[Work to be completed]
Will you output all of the data below exactly, omitting the images?

[Source excerpt]

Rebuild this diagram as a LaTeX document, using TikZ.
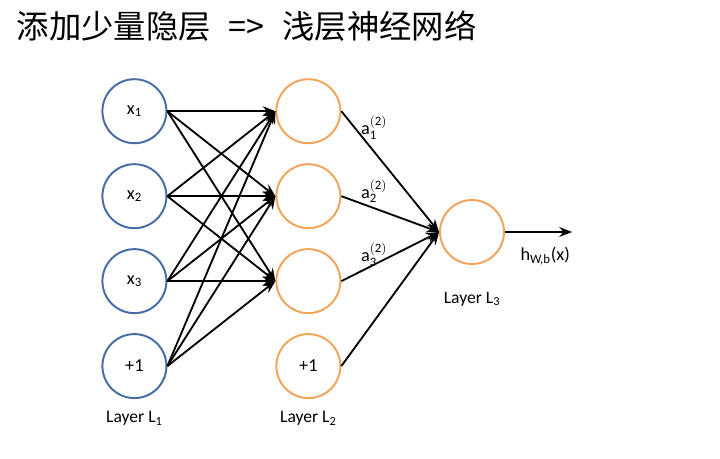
\documentclass[tikz,border=0pt]{standalone}
\usepackage{fontspec}
\setmainfont{Carlito}
\setsansfont{Carlito}
\newfontfamily\cjk{Noto Sans CJK SC}
\usepackage{xcolor}
\usetikzlibrary{arrows.meta, positioning, calc}
\definecolor{inputblue}{RGB}{72, 108, 165}
\definecolor{hiddenorange}{RGB}{240, 165, 90}
\tikzstyle{inputunit} = [circle, minimum size=1.6cm, inner sep=0pt, draw=inputblue, line width=1.4pt, font=\fontsize{13}{15}\selectfont\sffamily]
\tikzstyle{hiddenunit} = [circle, minimum size=1.6cm, inner sep=0pt, draw=hiddenorange, line width=1.4pt, font=\fontsize{13}{15}\selectfont\sffamily]
\tikzstyle{layername} = [font=\fontsize{12.5}{15}\selectfont\sffamily]
\tikzstyle{actlabel} = [pos=0.25, above, inner sep=1pt, xshift=6pt, font=\fontsize{13}{15}\selectfont\sffamily]
\tikzstyle{arrow} = [line width=1.3pt,->,>={Stealth[length=9pt,width=7pt]}]

\begin{document}
\begin{tikzpicture}[node distance=0.475cm]
      \useasboundingbox (0,0) rectangle (18,-11.45);
      \node[anchor=west, font=\fontsize{23}{26}\selectfont\cjk] (title) at (0.3,-0.65) {添加少量隐层\hspace{0.55em}=>\hspace{0.55em}浅层神经网络};

      % input layer
      \node[inputunit] (x1) at (3.36,-2.78) {$\mathsf{x}_{\mathsf{1}}$};
      \node[inputunit, below=of x1] (x2) {$\mathsf{x}_{\mathsf{2}}$};
      \node[inputunit, below=of x2] (x3) {$\mathsf{x}_{\mathsf{3}}$};
      \node[inputunit, below=of x3] (b1) {+1};
      % hidden layer
      \node[hiddenunit, right=2.7cm of x1] (h1) {};
      \node[hiddenunit, below=of h1] (h2) {};
      \node[hiddenunit, below=of h2] (h3) {};
      \node[hiddenunit, below=of h3] (b2) {+1};
      % output layer
      \node[hiddenunit] (out) at (11.8,-5.8) {};
      \coordinate (hx) at (14.3,-5.8);

      \node[layername, below=0.18cm of b1] (L1) {Layer L\textsubscript{1}};
      \node[layername, below=0.18cm of b2] (L2) {Layer L\textsubscript{2}};
      \node[layername, below=0.55cm of out] (L3) {Layer L\textsubscript{3}};

      \foreach \i in {x1,x2,x3,b1}
        \foreach \j in {h1,h2,h3}
          \draw[arrow] (\i.east) -- (\j.west);

      \draw[arrow] (h1.east) -- node[actlabel] {$\mathsf{a}^{\mathsf{(2)}}_{\mathsf{1}}$} (out.west);
      \draw[arrow] (h2.east) -- node[actlabel] {$\mathsf{a}^{\mathsf{(2)}}_{\mathsf{2}}$} (out.west);
      \draw[arrow] (h3.east) -- node[actlabel] {$\mathsf{a}^{\mathsf{(2)}}_{\mathsf{3}}$} (out.west);
      \draw[arrow] (b2.east) -- (out.west);
      \draw[arrow] (out.east) -- node[below, pos=0.6, yshift=-7pt, font=\fontsize{13}{15}\selectfont\sffamily] {h\textsubscript{W,b}(x)} (hx);
    \end{tikzpicture}
\end{document}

[Full answer]
Rebuild this diagram as a LaTeX document, using TikZ.
\documentclass[tikz,border=0pt]{standalone}
\usepackage{fontspec}
\setmainfont{Carlito}
\setsansfont{Carlito}
\newfontfamily\cjk{Noto Sans CJK SC}
\usepackage{xcolor}
\usetikzlibrary{arrows.meta, positioning, calc}
\definecolor{inputblue}{RGB}{72, 108, 165}
\definecolor{hiddenorange}{RGB}{240, 165, 90}
\tikzstyle{inputunit} = [circle, minimum size=1.6cm, inner sep=0pt, draw=inputblue, line width=1.4pt, font=\fontsize{13}{15}\selectfont\sffamily]
\tikzstyle{hiddenunit} = [circle, minimum size=1.6cm, inner sep=0pt, draw=hiddenorange, line width=1.4pt, font=\fontsize{13}{15}\selectfont\sffamily]
\tikzstyle{layername} = [font=\fontsize{12.5}{15}\selectfont\sffamily]
\tikzstyle{actlabel} = [pos=0.25, above, inner sep=1pt, xshift=6pt, font=\fontsize{13}{15}\selectfont\sffamily]
\tikzstyle{arrow} = [line width=1.3pt,->,>={Stealth[length=9pt,width=7pt]}]

\begin{document}
\begin{tikzpicture}[node distance=0.475cm]
      \useasboundingbox (0,0) rectangle (18,-11.45);
      \node[anchor=west, font=\fontsize{23}{26}\selectfont\cjk] (title) at (0.3,-0.65) {添加少量隐层\hspace{0.55em}=>\hspace{0.55em}浅层神经网络};

      % input layer
      \node[inputunit] (x1) at (3.36,-2.78) {$\mathsf{x}_{\mathsf{1}}$};
      \node[inputunit, below=of x1] (x2) {$\mathsf{x}_{\mathsf{2}}$};
      \node[inputunit, below=of x2] (x3) {$\mathsf{x}_{\mathsf{3}}$};
      \node[inputunit, below=of x3] (b1) {+1};
      % hidden layer
      \node[hiddenunit, right=2.7cm of x1] (h1) {};
      \node[hiddenunit, below=of h1] (h2) {};
      \node[hiddenunit, below=of h2] (h3) {};
      \node[hiddenunit, below=of h3] (b2) {+1};
      % output layer
      \node[hiddenunit] (out) at (11.8,-5.8) {};
      \coordinate (hx) at (14.3,-5.8);

      \node[layername, below=0.18cm of b1] (L1) {Layer L\textsubscript{1}};
      \node[layername, below=0.18cm of b2] (L2) {Layer L\textsubscript{2}};
      \node[layername, below=0.55cm of out] (L3) {Layer L\textsubscript{3}};

      \foreach \i in {x1,x2,x3,b1}
        \foreach \j in {h1,h2,h3}
          \draw[arrow] (\i.east) -- (\j.west);

      \draw[arrow] (h1.east) -- node[actlabel] {$\mathsf{a}^{\mathsf{(2)}}_{\mathsf{1}}$} (out.west);
      \draw[arrow] (h2.east) -- node[actlabel] {$\mathsf{a}^{\mathsf{(2)}}_{\mathsf{2}}$} (out.west);
      \draw[arrow] (h3.east) -- node[actlabel] {$\mathsf{a}^{\mathsf{(2)}}_{\mathsf{3}}$} (out.west);
      \draw[arrow] (b2.east) -- (out.west);
      \draw[arrow] (out.east) -- node[below, pos=0.6, yshift=-7pt, font=\fontsize{13}{15}\selectfont\sffamily] {h\textsubscript{W,b}(x)} (hx);
    \end{tikzpicture}
\end{document}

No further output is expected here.